I soon felt a bit better and headed over to class.
The exam was 100 questions, two hours. I found myself slipping into autopilot mode, going through each question, marking down the answer I thought was right. So much guessing, but there isn't really time to analyze all the possible choices. I was numb.

When it was over, a bunch of us headed over to The Tombs for a celebratory drink. Spirits were generally high, but I think we all were zombified. None of us seemed to feel good about the class or individual performances; we were all just glad to have it over with.


Like any time you share a difficult experience with a group of people, there's a closeness that develops. Over the last week, I've been part of a small group that has studied together for this class at the Lau and grew closer to them in that week than in the last 16. The class was an exercise in frustration and disappointment - it just feels shitty to study so much just to struggle to get a C -- but the resulting bonds formed are strong and worth it.


After The Tombs, a smaller group of us headed on to J. Paul's, the site of my first Cohort happy hour and a fitting bookend to the semester. We shared a bottle of champagne, but I found my energy dwindling so eventually Kelley and I left to start walking home. On the way, we discussed our relationships (or lack thereof), discussing developments in our lives. She was expressing her condolences to me over some recent disappointments I've had, to which I replied that in the grand scheme of things it was alright. If these are the biggest problems in my life, then things must be pretty good.
Which is true - once you get past the stress of school and look out beyond the weeds to see what my life is like - things are going pretty frickin' well for me these days. Kelley agreed and said that she's actually the happiest she's been in years, and that's a good thing.

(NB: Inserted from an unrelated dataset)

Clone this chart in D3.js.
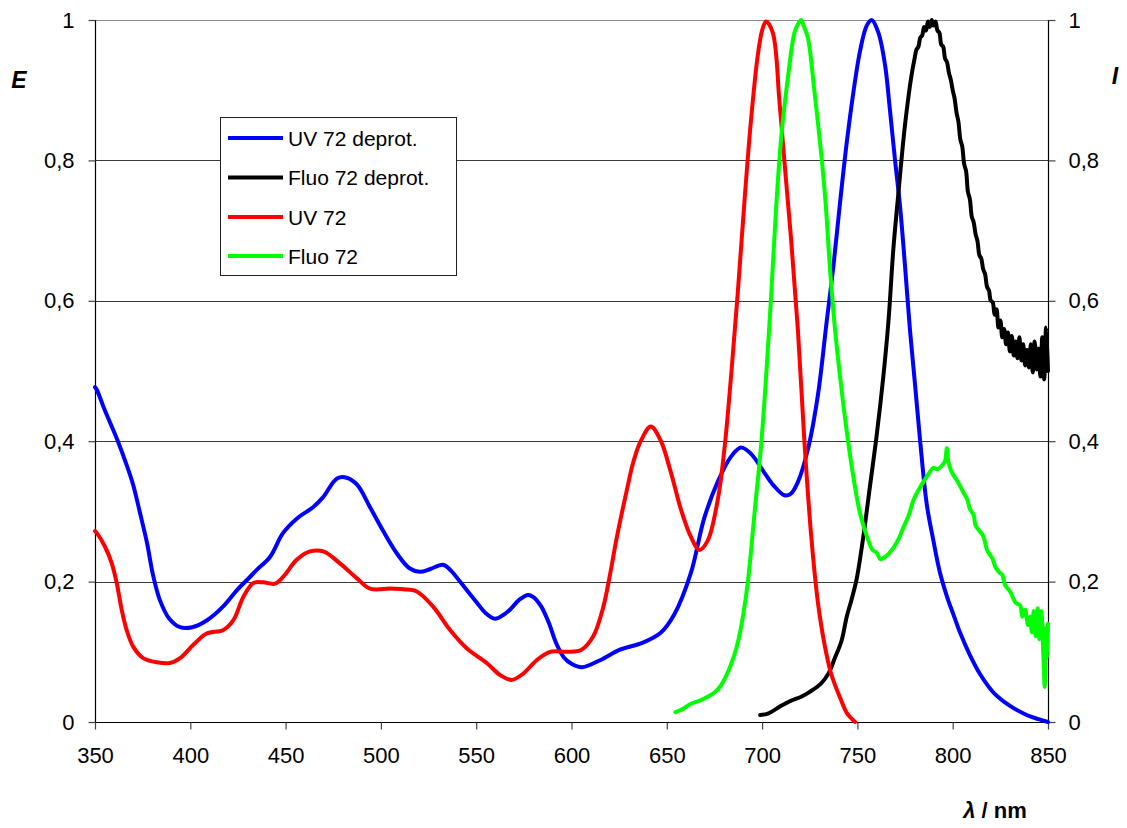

We soon said our goodbyes and I continued walking down M St. towards Foggy Bottom to catch the Metro back home. It was dusk and it was cold and clear and you could see the monuments and the lights in the pinkish-blue sky.

The walk got me thinking that, like Kelley, I too feel like I'm happier than I've been in a long time. After a few years where I felt my life going backwards, 2009 was an incredible and exciting year for me. I've got good friends back in Chicago and elsewhere who have been very supportive to me; the sheer amount of support I feel from family and those closest to me is palpable. And I've made some incredible mates at school and I'm lucky to be at a place in my life where I can make these drastic changes and take my life in a new, exciting direction.


On Saturday I take my last 2 exams for the semester, then on Monday I'm back to Chicago for two weeks to see friends and family I've missed these four months. I'm ready. Holla.